Prepared by Teya Brooks Pribac
Images: Mawson Lake Photography Club
Nik Taylor is Associate Professor at the University of Canterbury, NZ. She is also, one could say, one of those people who are not afraid of difficult conversations.
I first came across Dr Taylor’s work when I was looking for material concerning the psychological impact of killing on those who, out of necessity in most cases rather than choice, perform it on a regular basis so that the rest of society can exercise their choices (of comestibles) at a safe distance from the sights, sounds and smells of the violent reality of the slaughterhouse. Bataille likened the slaughterhouse to a boat carrying cholera. “You feel isolated from society,” lamented Virgil Butler, an ex-slaughterhouse worker, “you know you’re different from most people. They have not seen what you have seen. And they don’t want to.

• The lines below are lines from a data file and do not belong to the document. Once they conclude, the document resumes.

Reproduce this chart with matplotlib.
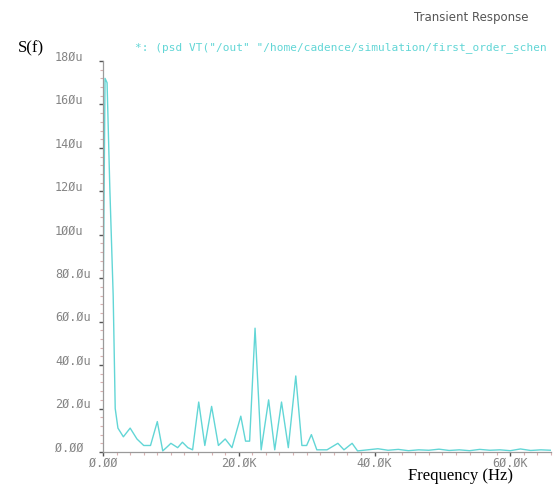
import numpy as np
import matplotlib
matplotlib.use("Agg")
import matplotlib.pyplot as plt
from matplotlib.ticker import MultipleLocator, FixedLocator

# spectrum (Hz, micro units)
freq = [0, 300, 600, 1000, 1500, 1800, 2200, 3000, 4000, 5000, 6000, 7000,
        8000, 8800, 9500, 10000, 11000, 11700, 12500, 13200, 14100, 15000,
        16000, 17000, 18000, 19000, 20300, 21000, 21600, 22400, 23300, 24400,
        25300, 26300, 27300, 28400, 29300, 30000, 30700, 31500, 33000, 34600,
        35500, 36700, 37500, 39000, 40500, 42000, 43500, 45000, 46500, 48000,
        49500, 51000, 52500, 54000, 55500, 57000, 58500, 60000, 61500, 63000,
        64500, 66000]
psd = [60, 172, 170, 122, 72, 20, 11, 7, 11, 6, 3, 3,
       14, 0.5, 2.5, 4, 2, 4.5, 2, 1, 23, 3,
       21, 3, 6, 2, 16.5, 5, 5, 57, 1, 24,
       1, 23, 2, 35, 3, 3, 8, 1, 1, 4,
       1, 4, 0.5, 1, 1.5, 0.8, 1.2, 0.6, 1, 0.8,
       1.3, 0.7, 1, 0.6, 1.2, 0.8, 1, 0.6, 1.4, 0.7,
       1, 0.8]

yticks = [0, 20, 40, 60, 80, 100, 120, 140, 160, 180]
ylabels = ["\u00d8.\u00d8\u00d8", "2\u00d8.\u00d8u", "4\u00d8.\u00d8u", "6\u00d8.\u00d8u",
           "8\u00d8.\u00d8u", "1\u00d8\u00d8u", "12\u00d8u", "14\u00d8u", "16\u00d8u", "18\u00d8u"]
xticks = [0, 20000, 40000, 60000]
xlabels = ["\u00d8.\u00d8\u00d8", "2\u00d8.\u00d8K", "4\u00d8.\u00d8K", "6\u00d8.\u00d8K"]

W, H = 555, 488
fig = plt.figure(figsize=(W / 100, H / 100), dpi=100)
x0, x1, y0, y1 = 103, 551, 452, 61
ax = fig.add_axes([x0 / W, 1 - y0 / H, (x1 - x0) / W, (y0 - y1) / H])

cyan = "#62d6d6"
ax.plot(freq, np.array(psd), color=cyan, lw=1.0)
ax.set_xlim(0, 66000)
ax.set_ylim(0, 180)

for s in ["top", "right"]:
    ax.spines[s].set_visible(False)
for s in ["left", "bottom"]:
    ax.spines[s].set_color("#9a9a9a")
    ax.spines[s].set_linewidth(0.9)

ax.yaxis.set_major_locator(FixedLocator(yticks))
ax.yaxis.set_minor_locator(MultipleLocator(4))
ax.xaxis.set_major_locator(FixedLocator(xticks))
ax.xaxis.set_minor_locator(MultipleLocator(2000))
ax.tick_params(axis="both", which="major", direction="out", length=3, color="#555555", width=1)
ax.tick_params(axis="both", which="minor", direction="out", length=2, color="#d8b0b0", width=0.8)
ax.set_yticklabels([])
ax.set_xticklabels([])

mono = "DejaVu Sans Mono"
for v, lab in zip(yticks, ylabels):
    yp = y0 - (y0 - y1) * v / 180 - 4
    fig.text(55 / W, 1 - yp / H, lab, ha="left", va="center", fontsize=8.5,
             family=mono, color="#858585")
for v, lab in zip(xticks, xlabels):
    xp = x0 + (x1 - x0) * v / 66000
    fig.text(xp / W, 1 - 463 / H, lab, ha="center", va="center", fontsize=8.5,
             family=mono, color="#858585")

fig.text(18 / W, 1 - 48 / H, "S(f)", ha="left", va="center", fontsize=12,
         family="Liberation Serif", color="black")
fig.text(471 / W, 1 - 18 / H, "Transient Response", ha="center", va="center",
         fontsize=8.5, family="DejaVu Sans", color="#555555")
fig.text(135 / W, 1 - 48 / H,
         '*: (psd VT("/out" "/home/cadence/simulation/first_order_schen',
         ha="left", va="center", fontsize=8.0, family=mono, color=cyan)
fig.text(460 / W, 1 - 476 / H, "Frequency (Hz)", ha="center", va="center",
         fontsize=12, family="Liberation Serif", color="black")

fig.savefig("out.png", dpi=100)
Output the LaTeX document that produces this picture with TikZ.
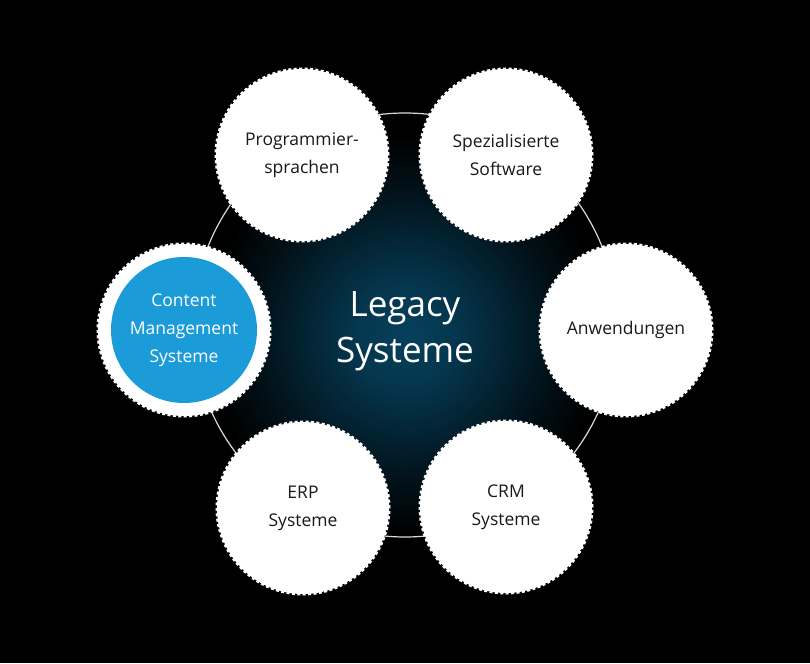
\documentclass[tikz,border=0pt]{standalone}
\usepackage{fontspec}
\setmainfont{Open Sans}
\definecolor{glowc}{RGB}{6,64,92}
\definecolor{cmsblue}{RGB}{27,155,215}
\definecolor{txtc}{RGB}{25,25,25}
\pgfdeclareradialshading{glow}{\pgfpoint{0bp}{0bp}}{color(0bp)=(glowc); color(5bp)=(glowc!85!black); color(10bp)=(glowc!55!black); color(15bp)=(glowc!25!black); color(20bp)=(black); color(50bp)=(black)}
\tikzset{
  bub/.style={circle, minimum size=172pt, inner sep=0pt, fill=white, draw=white,
    line width=3pt, dash pattern=on 3pt off 2.4pt, text=txtc, align=center,
    font=\fontsize{17.5}{28}\selectfont},
  bluedisk/.style={circle, minimum size=146pt, inner sep=0pt, fill=cmsblue,
    text=white, align=center, font=\fontsize{17.5}{28}\selectfont},
  ringline/.style={draw=white!85!black, line width=1.2pt},
  title/.style={text=white, align=center, font=\fontsize{35}{46}\selectfont}
}
\begin{document}
\begin{tikzpicture}[x=1pt,y=-1pt]
\fill[black] (0,0) rectangle (810,663);
\useasboundingbox (0,0) rectangle (810,663);
\coordinate (ctr) at (405,325);
\coordinate (gc) at (405,335);
\fill[shading=glow] (gc) circle (250);
\draw[ringline] (ctr) circle (212);
\node[bub] (prog) at (302,155) {Programmier-\\sprachen};
\node[bub] (spez) at (506,155) {Spezialisierte\\Software};
\node[bub] (anw) at (626,330) {Anwendungen};
\node[bub] (crm) at (506,507) {CRM\\Systeme};
\node[bub] (erp) at (303,508) {ERP\\Systeme};
\node[bub] (cmsring) at (184,330) {};
\node[bluedisk] (cms) at (cmsring.center) {Content\\Management\\Systeme};
\node[title] (legacy) at (405,331) {Legacy\\Systeme};
\end{tikzpicture}
\end{document}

They don’t even want to hear about it.”
From the secrecy and isolation of the slaughterhouse to those of living rooms and bedrooms, Dr Taylor’s latest project, which culminated in a book co-authored with Associate Professor Heather Fraser (Queensland University of Technology), focused on another taboo – a double taboo, in fact: domestic violence and the question of the nonhuman animal victim.
What inspired your research in this area?
NT: It’s an issue I have been interested in for a long time after first really coming across it when volunteering in an animal shelter in the UK. One of the other workers’ partners was a social worker and he asked us if we could foster a dog to help a woman who needed to get into a refuge to escape violence but wouldn’t leave without her dog. Following this, I did a PhD in animal studies that touched on ecofeminism and intersectional oppressions. This sparked my intellectual interest and the two – practical experience and intellectual curiosity – collided so I started doing research into the area. I’d done a number of projects on links between human and animal directed violence – broadly conceived, so including both the interpersonal issue of domestic violence and animal abuse, and structural issues like links between slaughterhouse work and violence – when I met Heather Fraser, a social worker who was at Flinders University at the time (as was I). Our mutual interest in violence, power and animals led to a strong collaboration and friendship that ultimately led to this book and the project it is based on. That project – Loving You, Loving Me: Animals and Domestic Violence – started after we were approached by the then manager of the Northern Domestic Violence Service in Adelaide who had instigated companion animal friendly housing allowing the women and children using their service to remain with their animals. She was interested in our doing more research about whether/how this mattered to the women. The interviews we did for this project formed the basis of the book, although the book goes beyond the interviews, when we realised we had an awful lot we wanted to say about the issues.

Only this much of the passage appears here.